* **Task description**
Locate and copy each line in the data that contains the word "seaborn".

□ □ □ □ □

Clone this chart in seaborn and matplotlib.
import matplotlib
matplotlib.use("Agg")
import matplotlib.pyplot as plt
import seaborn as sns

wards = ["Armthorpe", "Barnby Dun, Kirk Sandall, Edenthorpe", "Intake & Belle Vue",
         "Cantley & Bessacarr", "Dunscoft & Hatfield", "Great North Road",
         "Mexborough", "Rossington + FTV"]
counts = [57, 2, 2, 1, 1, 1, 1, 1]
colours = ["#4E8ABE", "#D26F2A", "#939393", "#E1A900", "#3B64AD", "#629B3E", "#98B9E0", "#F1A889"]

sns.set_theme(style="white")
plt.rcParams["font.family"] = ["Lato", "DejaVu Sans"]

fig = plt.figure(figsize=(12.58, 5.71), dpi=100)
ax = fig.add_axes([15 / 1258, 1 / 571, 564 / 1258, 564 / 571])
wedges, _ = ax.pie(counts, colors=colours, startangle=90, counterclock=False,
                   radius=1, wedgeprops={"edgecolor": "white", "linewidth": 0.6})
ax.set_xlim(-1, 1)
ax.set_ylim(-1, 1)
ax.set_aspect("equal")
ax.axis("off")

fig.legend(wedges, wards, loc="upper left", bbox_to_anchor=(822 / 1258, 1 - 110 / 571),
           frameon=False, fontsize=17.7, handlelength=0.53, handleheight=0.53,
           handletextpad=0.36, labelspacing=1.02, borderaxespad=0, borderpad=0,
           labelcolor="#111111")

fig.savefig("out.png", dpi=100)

□ □ □ □ □

* **Task output**
Clone this chart in seaborn and matplotlib.
import seaborn as sns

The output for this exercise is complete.